Written exercise :: Starting at the line containing "Output the web", copy each line exactly, ending with the line containing "const labTop = [598, 598, 604];". Leave out everything else.

-- start Data section --

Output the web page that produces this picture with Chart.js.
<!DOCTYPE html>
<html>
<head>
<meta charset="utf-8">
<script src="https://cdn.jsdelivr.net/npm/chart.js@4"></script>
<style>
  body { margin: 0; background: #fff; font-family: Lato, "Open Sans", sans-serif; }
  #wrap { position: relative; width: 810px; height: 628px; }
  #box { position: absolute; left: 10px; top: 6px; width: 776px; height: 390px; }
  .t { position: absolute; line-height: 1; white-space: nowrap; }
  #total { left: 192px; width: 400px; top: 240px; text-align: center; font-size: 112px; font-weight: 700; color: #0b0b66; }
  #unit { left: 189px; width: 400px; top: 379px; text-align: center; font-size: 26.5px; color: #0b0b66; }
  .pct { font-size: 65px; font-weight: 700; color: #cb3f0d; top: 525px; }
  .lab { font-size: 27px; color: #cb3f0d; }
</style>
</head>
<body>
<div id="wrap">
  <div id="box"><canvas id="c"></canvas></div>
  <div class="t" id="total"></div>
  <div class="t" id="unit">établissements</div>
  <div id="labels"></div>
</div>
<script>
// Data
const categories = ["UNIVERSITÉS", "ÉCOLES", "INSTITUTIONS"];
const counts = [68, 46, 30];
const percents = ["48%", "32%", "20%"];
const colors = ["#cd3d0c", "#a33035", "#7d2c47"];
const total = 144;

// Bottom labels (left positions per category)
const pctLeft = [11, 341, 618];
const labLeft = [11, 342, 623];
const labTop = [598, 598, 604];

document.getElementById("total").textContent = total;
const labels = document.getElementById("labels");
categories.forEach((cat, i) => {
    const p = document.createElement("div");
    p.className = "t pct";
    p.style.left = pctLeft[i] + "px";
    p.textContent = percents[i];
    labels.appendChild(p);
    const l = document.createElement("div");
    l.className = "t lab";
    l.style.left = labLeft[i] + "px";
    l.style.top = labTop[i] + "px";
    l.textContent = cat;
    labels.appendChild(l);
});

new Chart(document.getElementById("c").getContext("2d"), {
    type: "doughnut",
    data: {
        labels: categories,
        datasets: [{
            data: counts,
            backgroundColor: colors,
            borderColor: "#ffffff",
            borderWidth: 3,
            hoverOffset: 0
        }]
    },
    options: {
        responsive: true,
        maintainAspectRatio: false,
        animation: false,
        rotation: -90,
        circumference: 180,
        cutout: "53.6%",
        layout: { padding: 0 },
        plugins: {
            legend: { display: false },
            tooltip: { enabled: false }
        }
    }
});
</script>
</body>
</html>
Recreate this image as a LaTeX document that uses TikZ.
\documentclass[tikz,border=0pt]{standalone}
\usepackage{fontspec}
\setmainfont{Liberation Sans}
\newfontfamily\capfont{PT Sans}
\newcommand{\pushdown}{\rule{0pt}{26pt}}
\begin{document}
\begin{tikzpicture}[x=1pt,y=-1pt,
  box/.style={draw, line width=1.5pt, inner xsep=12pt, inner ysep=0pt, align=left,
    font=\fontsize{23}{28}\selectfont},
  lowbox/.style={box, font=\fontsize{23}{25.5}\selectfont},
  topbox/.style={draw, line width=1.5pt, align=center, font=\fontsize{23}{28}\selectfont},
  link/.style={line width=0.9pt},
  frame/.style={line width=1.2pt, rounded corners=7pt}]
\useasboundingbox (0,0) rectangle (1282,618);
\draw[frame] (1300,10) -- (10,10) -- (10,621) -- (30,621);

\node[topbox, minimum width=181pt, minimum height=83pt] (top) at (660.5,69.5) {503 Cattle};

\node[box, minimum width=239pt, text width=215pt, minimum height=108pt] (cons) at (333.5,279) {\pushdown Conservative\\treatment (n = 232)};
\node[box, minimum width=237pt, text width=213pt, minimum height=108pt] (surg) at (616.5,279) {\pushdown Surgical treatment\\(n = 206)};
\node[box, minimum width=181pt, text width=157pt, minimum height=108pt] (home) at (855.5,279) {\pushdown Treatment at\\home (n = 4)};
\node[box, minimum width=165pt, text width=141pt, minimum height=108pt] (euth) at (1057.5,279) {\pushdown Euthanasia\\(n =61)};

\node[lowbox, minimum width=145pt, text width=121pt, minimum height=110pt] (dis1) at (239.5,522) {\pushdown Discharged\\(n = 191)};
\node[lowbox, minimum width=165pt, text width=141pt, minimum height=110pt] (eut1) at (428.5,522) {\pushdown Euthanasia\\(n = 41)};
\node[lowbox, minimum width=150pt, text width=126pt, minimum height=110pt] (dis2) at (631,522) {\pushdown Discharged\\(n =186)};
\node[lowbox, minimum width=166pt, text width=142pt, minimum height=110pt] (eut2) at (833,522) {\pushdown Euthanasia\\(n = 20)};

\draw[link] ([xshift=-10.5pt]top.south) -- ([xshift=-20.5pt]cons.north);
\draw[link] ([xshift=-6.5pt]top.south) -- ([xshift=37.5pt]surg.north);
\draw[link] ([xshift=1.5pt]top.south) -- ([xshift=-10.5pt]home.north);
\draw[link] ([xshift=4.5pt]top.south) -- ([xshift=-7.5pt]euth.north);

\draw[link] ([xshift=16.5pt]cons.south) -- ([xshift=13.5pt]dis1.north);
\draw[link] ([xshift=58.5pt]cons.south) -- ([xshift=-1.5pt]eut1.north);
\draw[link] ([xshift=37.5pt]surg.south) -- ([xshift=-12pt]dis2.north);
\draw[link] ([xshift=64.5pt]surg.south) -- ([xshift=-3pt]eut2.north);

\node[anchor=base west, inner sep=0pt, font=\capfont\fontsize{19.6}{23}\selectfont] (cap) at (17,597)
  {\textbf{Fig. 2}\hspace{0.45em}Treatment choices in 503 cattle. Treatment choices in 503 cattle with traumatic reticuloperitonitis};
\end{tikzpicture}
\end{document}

-- end Data section --
-- start Data section --

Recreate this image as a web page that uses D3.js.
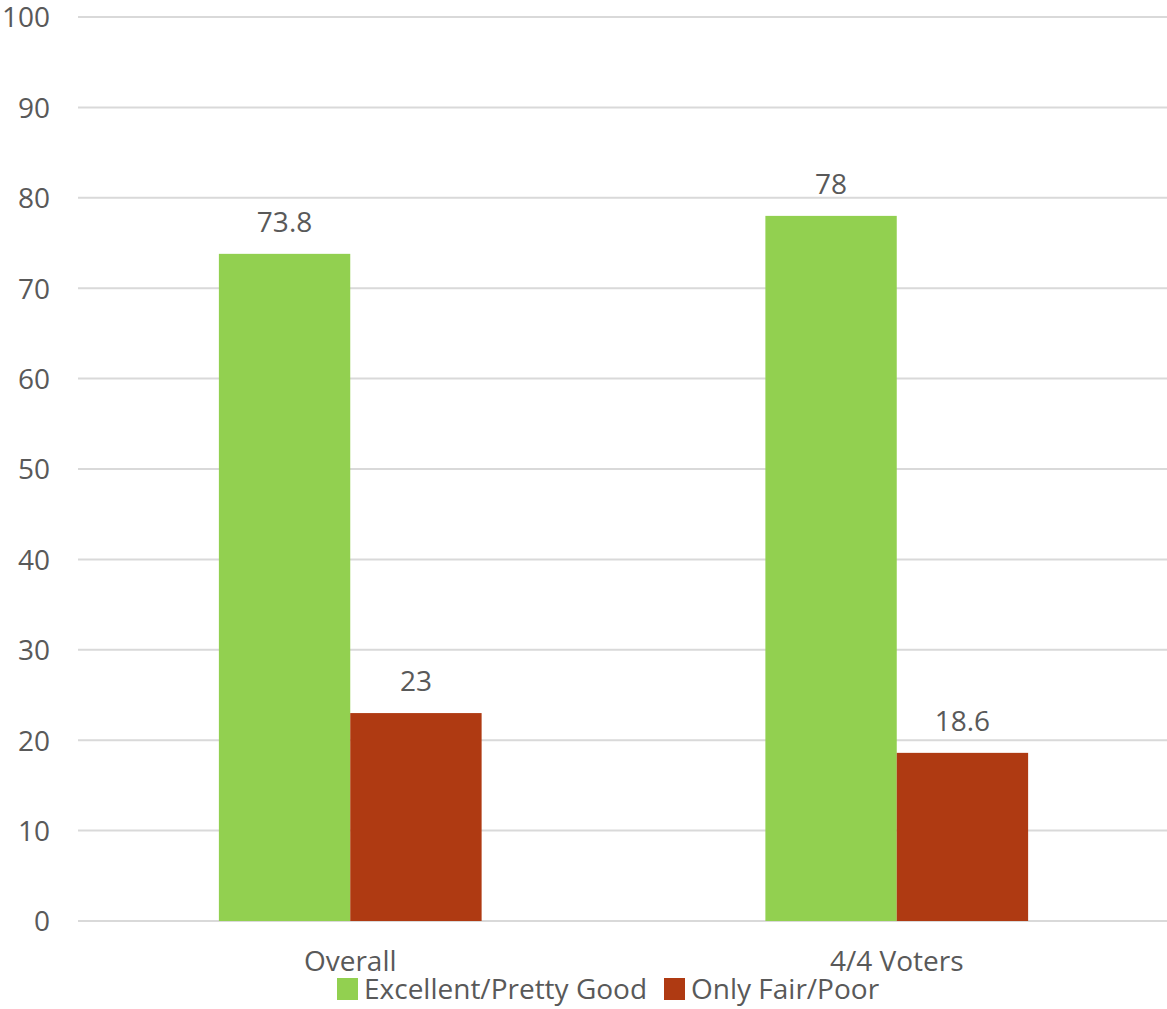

-- end Data section --
-- start Data section --

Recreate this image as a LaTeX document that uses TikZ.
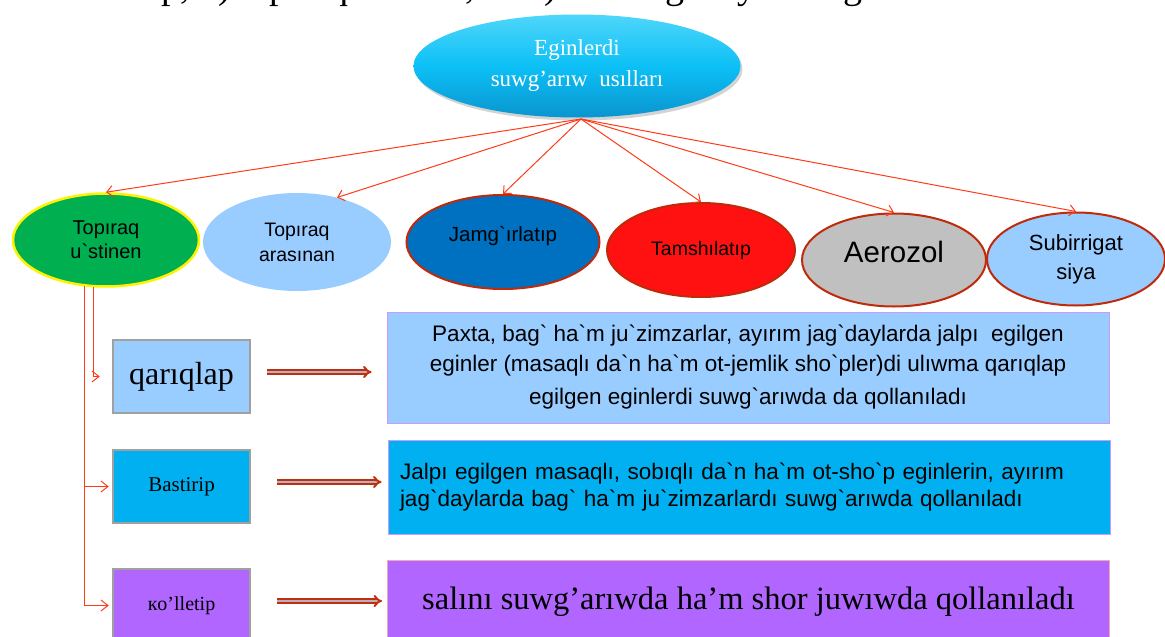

-- end Data section --

Finished answer ::
Output the web page that produces this picture with Chart.js.
<!DOCTYPE html>
<html>
<head>
<meta charset="utf-8">
<script src="https://cdn.jsdelivr.net/npm/chart.js@4"></script>
<style>
  body { margin: 0; background: #fff; font-family: Lato, "Open Sans", sans-serif; }
  #wrap { position: relative; width: 810px; height: 628px; }
  #box { position: absolute; left: 10px; top: 6px; width: 776px; height: 390px; }
  .t { position: absolute; line-height: 1; white-space: nowrap; }
  #total { left: 192px; width: 400px; top: 240px; text-align: center; font-size: 112px; font-weight: 700; color: #0b0b66; }
  #unit { left: 189px; width: 400px; top: 379px; text-align: center; font-size: 26.5px; color: #0b0b66; }
  .pct { font-size: 65px; font-weight: 700; color: #cb3f0d; top: 525px; }
  .lab { font-size: 27px; color: #cb3f0d; }
</style>
</head>
<body>
<div id="wrap">
  <div id="box"><canvas id="c"></canvas></div>
  <div class="t" id="total"></div>
  <div class="t" id="unit">établissements</div>
  <div id="labels"></div>
</div>
<script>
// Data
const categories = ["UNIVERSITÉS", "ÉCOLES", "INSTITUTIONS"];
const counts = [68, 46, 30];
const percents = ["48%", "32%", "20%"];
const colors = ["#cd3d0c", "#a33035", "#7d2c47"];
const total = 144;

// Bottom labels (left positions per category)
const pctLeft = [11, 341, 618];
const labLeft = [11, 342, 623];
const labTop = [598, 598, 604];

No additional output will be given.